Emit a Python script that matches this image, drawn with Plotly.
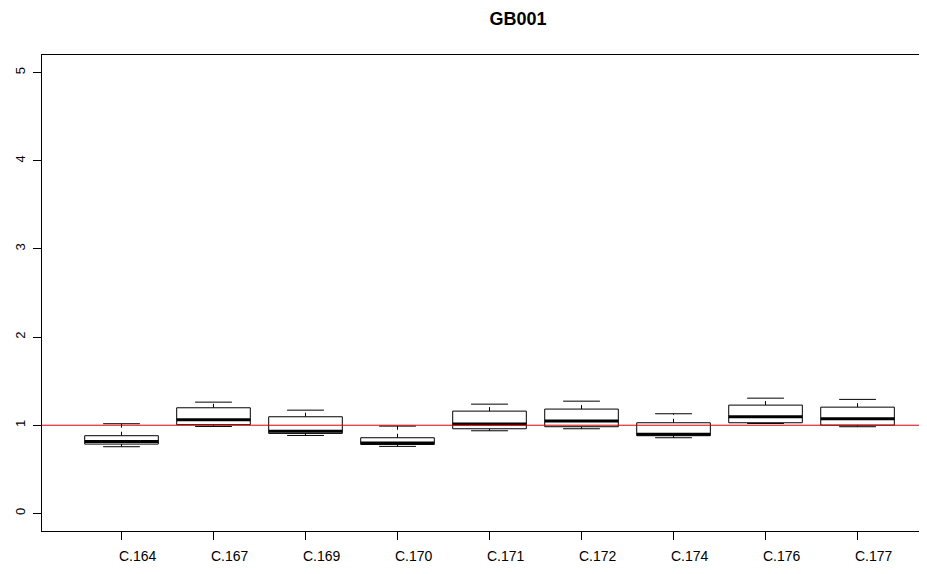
import plotly.graph_objects as go

# ---- data ----
categories = ["C.164", "C.167", "C.169", "C.170", "C.171", "C.172", "C.174", "C.176", "C.177"]
lower_whisker = [0.756, 0.986, 0.884, 0.760, 0.937, 0.960, 0.858, 1.020, 0.983]
q1 = [0.786, 1.006, 0.907, 0.782, 0.960, 0.983, 0.881, 1.028, 1.001]
median = [0.816, 1.062, 0.933, 0.797, 1.013, 1.047, 0.899, 1.096, 1.074]
q3 = [0.881, 1.198, 1.096, 0.858, 1.160, 1.183, 1.028, 1.228, 1.205]
upper_whisker = [1.017, 1.262, 1.171, 0.990, 1.239, 1.273, 1.130, 1.307, 1.293]
y_ticks = [0, 1, 2, 3, 4, 5]
reference_level = 1
title = "GB001"

# ---- styles ----
BOX_HALF = 0.4
CAP_HALF = 0.2
FONT = "Liberation Sans, Arial, Helvetica, sans-serif"
LABEL_SHIFT = 0.18
# the page body adds an 8px margin on every side; keep the figure inside the window
W, H = 911, 558

pos = list(range(1, len(categories) + 1))

bx, by = [], []
mx, my = [], []
wx, wy = [], []
cx, cy = [], []
for p, lo, a, m, b, hi in zip(pos, lower_whisker, q1, median, q3, upper_whisker):
    bx += [p - BOX_HALF, p + BOX_HALF, p + BOX_HALF, p - BOX_HALF, p - BOX_HALF, None]
    by += [a, a, b, b, a, None]
    mx += [p - BOX_HALF, p + BOX_HALF, None]
    my += [m, m, None]
    wx += [p, p, None, p, p, None]
    wy += [b, hi, None, a, lo, None]
    cx += [p - CAP_HALF, p + CAP_HALF, None, p - CAP_HALF, p + CAP_HALF, None]
    cy += [hi, hi, None, lo, lo, None]

fig = go.Figure()
fig.add_trace(go.Scatter(x=wx, y=wy, mode="lines",
                         line=dict(color="black", width=1, dash="4px,4px"),
                         hoverinfo="skip", showlegend=False))
fig.add_trace(go.Scatter(x=cx, y=cy, mode="lines",
                         line=dict(color="black", width=1),
                         hoverinfo="skip", showlegend=False))
fig.add_trace(go.Scatter(x=bx, y=by, mode="lines", fill="toself", fillcolor="white",
                         line=dict(color="black", width=1),
                         hoverinfo="skip", showlegend=False))
fig.add_trace(go.Scatter(x=mx, y=my, mode="lines",
                         line=dict(color="black", width=3),
                         hoverinfo="skip", showlegend=False))

fig.add_hline(y=reference_level, line=dict(color="#e00000", width=1))

for p, c in zip(pos, categories):
    fig.add_annotation(x=p + LABEL_SHIFT, y=-0.053, xref="x", yref="paper",
                       text=c, showarrow=False, xanchor="center", yanchor="middle",
                       font=dict(family=FONT, size=14, color="black"))

fig.update_layout(
    template="none",
    width=W, height=H,
    margin=dict(l=34, r=0, t=47, b=35, pad=0, autoexpand=False),
    paper_bgcolor="white", plot_bgcolor="white",
    title=dict(text=f"<b>{title}</b>", x=510 / W, xanchor="center", xref="container",
               y=1 - 11 / H, yanchor="middle", yref="container",
               font=dict(family=FONT, size=18, color="black")),
    font=dict(family=FONT, size=14, color="black"),
    hovermode=False,
    showlegend=False,
)
fig.update_xaxes(range=[0.136, 9.668], tickvals=pos, ticktext=[""] * len(pos),
                 showticklabels=False, ticks="outside", ticklen=8, tickcolor="black",
                 tickwidth=1, automargin=False,
                 showline=True, linecolor="black", linewidth=1, mirror=True,
                 showgrid=False, zeroline=False)
fig.update_yaxes(range=[-0.2, 5.2], tickvals=y_ticks, ticktext=[str(t) for t in y_ticks],
                 tickangle=-90, ticks="outside", ticklen=8, tickcolor="black",
                 tickwidth=1, automargin=False, ticklabelstandoff=3,
                 showline=True, linecolor="black", linewidth=1, mirror=False,
                 showgrid=False, zeroline=False,
                 tickfont=dict(family=FONT, size=13, color="black"))

fig.write_html("out.html")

....

**Stated goal:** Write out every line above exactly as it is, leaving out the pictures.

**Solution:**
Emit a Python script that matches this image, drawn with Plotly.
import plotly.graph_objects as go

# ---- data ----
categories = ["C.164", "C.167", "C.169", "C.170", "C.171", "C.172", "C.174", "C.176", "C.177"]
lower_whisker = [0.756, 0.986, 0.884, 0.760, 0.937, 0.960, 0.858, 1.020, 0.983]
q1 = [0.786, 1.006, 0.907, 0.782, 0.960, 0.983, 0.881, 1.028, 1.001]
median = [0.816, 1.062, 0.933, 0.797, 1.013, 1.047, 0.899, 1.096, 1.074]
q3 = [0.881, 1.198, 1.096, 0.858, 1.160, 1.183, 1.028, 1.228, 1.205]
upper_whisker = [1.017, 1.262, 1.171, 0.990, 1.239, 1.273, 1.130, 1.307, 1.293]
y_ticks = [0, 1, 2, 3, 4, 5]
reference_level = 1
title = "GB001"

# ---- styles ----
BOX_HALF = 0.4
CAP_HALF = 0.2
FONT = "Liberation Sans, Arial, Helvetica, sans-serif"
LABEL_SHIFT = 0.18
# the page body adds an 8px margin on every side; keep the figure inside the window
W, H = 911, 558

pos = list(range(1, len(categories) + 1))

bx, by = [], []
mx, my = [], []
wx, wy = [], []
cx, cy = [], []
for p, lo, a, m, b, hi in zip(pos, lower_whisker, q1, median, q3, upper_whisker):
    bx += [p - BOX_HALF, p + BOX_HALF, p + BOX_HALF, p - BOX_HALF, p - BOX_HALF, None]
    by += [a, a, b, b, a, None]
    mx += [p - BOX_HALF, p + BOX_HALF, None]
    my += [m, m, None]
    wx += [p, p, None, p, p, None]
    wy += [b, hi, None, a, lo, None]
    cx += [p - CAP_HALF, p + CAP_HALF, None, p - CAP_HALF, p + CAP_HALF, None]
    cy += [hi, hi, None, lo, lo, None]

fig = go.Figure()
fig.add_trace(go.Scatter(x=wx, y=wy, mode="lines",
                         line=dict(color="black", width=1, dash="4px,4px"),
                         hoverinfo="skip", showlegend=False))
fig.add_trace(go.Scatter(x=cx, y=cy, mode="lines",
                         line=dict(color="black", width=1),
                         hoverinfo="skip", showlegend=False))
fig.add_trace(go.Scatter(x=bx, y=by, mode="lines", fill="toself", fillcolor="white",
                         line=dict(color="black", width=1),
                         hoverinfo="skip", showlegend=False))
fig.add_trace(go.Scatter(x=mx, y=my, mode="lines",
                         line=dict(color="black", width=3),
                         hoverinfo="skip", showlegend=False))

fig.add_hline(y=reference_level, line=dict(color="#e00000", width=1))

for p, c in zip(pos, categories):
    fig.add_annotation(x=p + LABEL_SHIFT, y=-0.053, xref="x", yref="paper",
                       text=c, showarrow=False, xanchor="center", yanchor="middle",
                       font=dict(family=FONT, size=14, color="black"))

fig.update_layout(
    template="none",
    width=W, height=H,
    margin=dict(l=34, r=0, t=47, b=35, pad=0, autoexpand=False),
    paper_bgcolor="white", plot_bgcolor="white",
    title=dict(text=f"<b>{title}</b>", x=510 / W, xanchor="center", xref="container",
               y=1 - 11 / H, yanchor="middle", yref="container",
               font=dict(family=FONT, size=18, color="black")),
    font=dict(family=FONT, size=14, color="black"),
    hovermode=False,
    showlegend=False,
)
fig.update_xaxes(range=[0.136, 9.668], tickvals=pos, ticktext=[""] * len(pos),
                 showticklabels=False, ticks="outside", ticklen=8, tickcolor="black",
                 tickwidth=1, automargin=False,
                 showline=True, linecolor="black", linewidth=1, mirror=True,
                 showgrid=False, zeroline=False)
fig.update_yaxes(range=[-0.2, 5.2], tickvals=y_ticks, ticktext=[str(t) for t in y_ticks],
                 tickangle=-90, ticks="outside", ticklen=8, tickcolor="black",
                 tickwidth=1, automargin=False, ticklabelstandoff=3,
                 showline=True, linecolor="black", linewidth=1, mirror=False,
                 showgrid=False, zeroline=False,
                 tickfont=dict(family=FONT, size=13, color="black"))

fig.write_html("out.html")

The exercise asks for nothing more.